Ryan Fitzpatrick now acing football too
The Jets’ concern this Sunday is that Bills quarterback Ryan Fitzpatrick doesn’t deal them a loss that really “smarts.”
The Harvard-educated Fitzpatrick is shaping up to have a career season, having thrown for over 1,700 yards and 14 touchdowns against just seven interceptions.
But Fitzpatrick, who has been rather plebian in terms of success as a NFL quarterback, is forever known as perhaps being the smartest player to play in the league. His pre-draft score on the Wonderlic test of 48 out of 50 is the highest on record in the NFL. Most NFL players range in the low-to-mid 20’s on the test. This year, Fitzpatrick is doing more than just impressing with his IQ points. He has established himself as one of the top quarterbacks in the NFL.
“I think this guy has got something to him. He’s got that leadership, he’s smart, he delivers the football and he’s a good athlete. I mean, he can run with the ball, as well,” Jets head coach Rex Ryan said. “But he really broke out this year. You look at it statistically and all that, and the most important stat is wins and losses, and right now he’s doing a heck of a job.”

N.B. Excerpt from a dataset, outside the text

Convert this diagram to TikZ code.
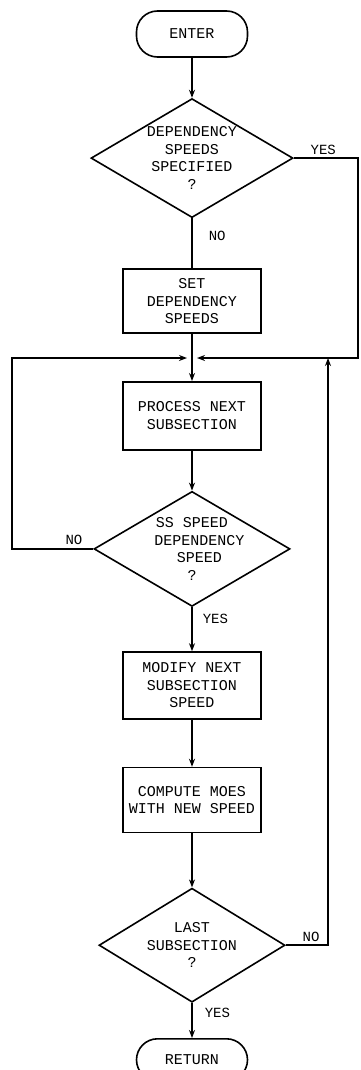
\documentclass[tikz,border=0pt]{standalone}
\usepackage{fontspec}
\setmonofont{Liberation Mono}
\usetikzlibrary{shapes, arrows.meta, positioning}

\begin{document}
\begin{tikzpicture}[
    x=1pt, y=1pt,
    font=\ttfamily\fontsize{15}{17.5}\selectfont,
    line width=1.6pt,
    terminal/.style={draw, rounded corners=21pt, minimum width=111pt, minimum height=46pt, align=center},
    process/.style={draw, minimum width=138pt, minimum height=66pt, align=center, inner sep=2pt},
    decision/.style={draw, diamond, aspect=1.7, inner sep=-10pt, align=center},
    arrow/.style={-{Stealth[length=8pt, width=6pt]}},
    answer/.style={font=\ttfamily\fontsize{14}{16}\selectfont, inner sep=0pt}
]
    \useasboundingbox (0,0) rectangle (360,-1070);

    % Blocks
    \node[terminal] (enter) at (192,-34) {ENTER};
    \node[decision, minimum width=202pt, minimum height=119pt, below=40pt of enter] (specified) {DEPENDENCY\\SPEEDS\\SPECIFIED\\?};
    \node[process, minimum height=64pt, below=50pt of specified] (setspeeds) {SET\\DEPENDENCY\\SPEEDS};
    \coordinate[below=24pt of setspeeds] (merge);
    \node[process, minimum height=68pt, below=47pt of setspeeds] (nextss) {PROCESS NEXT\\SUBSECTION};
    \node[decision, minimum width=196pt, minimum height=115pt, below=40pt of nextss] (ssdep) {SS SPEED\hspace{2em}\\\hspace{1em}DEPENDENCY\\\hspace{1em}SPEED\\?};
    \node[process, minimum height=67pt, below=44pt of ssdep] (modify) {MODIFY NEXT\\SUBSECTION\\SPEED};
    \node[process, minimum height=65pt, below=47pt of modify] (compute) {COMPUTE MOES\\WITH NEW SPEED};
    \node[decision, minimum width=186pt, minimum height=114pt, below=54pt of compute] (lastss) {LAST\\SUBSECTION\\?};
    \node[terminal, minimum height=42pt, below=35pt of lastss] (return) {RETURN};

    % Loop edges
    \coordinate (leftedge) at (12,0);
    \coordinate (rightedge) at (358,0);
    \coordinate (backedge) at (328,0);

    % Connections (main flow)
    \draw[arrow] (enter) -- (specified);
    \draw (specified) -- (setspeeds);
    \draw (setspeeds) -- (merge);
    \draw[arrow] (merge) -- (nextss);
    \draw[arrow] (nextss) -- (ssdep);
    \draw[arrow] (ssdep) -- (modify);
    \draw[arrow] (modify) -- (compute);
    \draw[arrow] (compute) -- (lastss);
    \draw[arrow] (lastss) -- (return);

    % Connections (loops)
    \draw[arrow, shorten >=5pt] (specified.east) -- (specified.east -| rightedge) -- (merge -| rightedge) -- (merge);
    \draw[arrow, shorten >=5pt] (ssdep.west) -- (ssdep.west -| leftedge) -- (merge -| leftedge) -- (merge);
    \draw[arrow] (lastss.east) -- (lastss.east -| backedge) -- (merge -| backedge);

    % Answers
    \node[answer, above right=3pt and 16pt of specified.east] {YES};
    \node[answer, below right=12pt and 16pt of specified.south] {NO};
    \node[answer, above left=3pt and 10pt of ssdep.west] {NO};
    \node[answer, below right=6pt and 10pt of ssdep.south] {YES};
    \node[answer, above right=3pt and 16pt of lastss.east] {NO};
    \node[answer, below right=4pt and 12pt of lastss.south] {YES};

\end{tikzpicture}
\end{document}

He was always a player that was easy to root for. Transitioning from the Ivy League to the NFL is a compelling story, but few gave Fitzpatrick a chance to stick around. He doesn’t possess prototypical size and while he can scramble, he won’t ever be confused with the likes of Michael Vick. So Fitzpatrick seemed to be a bit of a “tweener” who was projected to be nothing more than a third-string quarterback.
A seventh-round pick in 2005, he bounced around St. Louis and Cincinnati before finding a home in Buffalo. The Bills have never had a winning record since Fitzpatrick took over as quarterback in Oct. 2008, but that is changing. This year, he has taken the Bills to a 5-2 record and there is belief in western New York that this team could be headed for their first playoff appearance since 1999.
Credit Fitzpatrick for making the smart move of using the NFL lockout to his advantage.
“He worked extremely hard in the offseason. He got the guys together and they were throwing, working out and getting on the same page and I think that that has really paid dividends for us early in the season,” Bills head coach Chan Gailey said. “They didn’t just go out and go through the motions. I think they went out and worked. I think that’s the difference.”
But of course, the underlying story with Fitzpatrick is always what’s going on underneath his helmet. As well as he’s throwing the ball this year, extra credit goes to his innate ability to quickly grasp things.
“He has a great grasp of what we are trying to do and he understands the game. There are not a lot of people that really understand the whole game,” Gailey said. “He understands the whole game, not just offense, but defense, coverages, field position, time on the clock, game management.”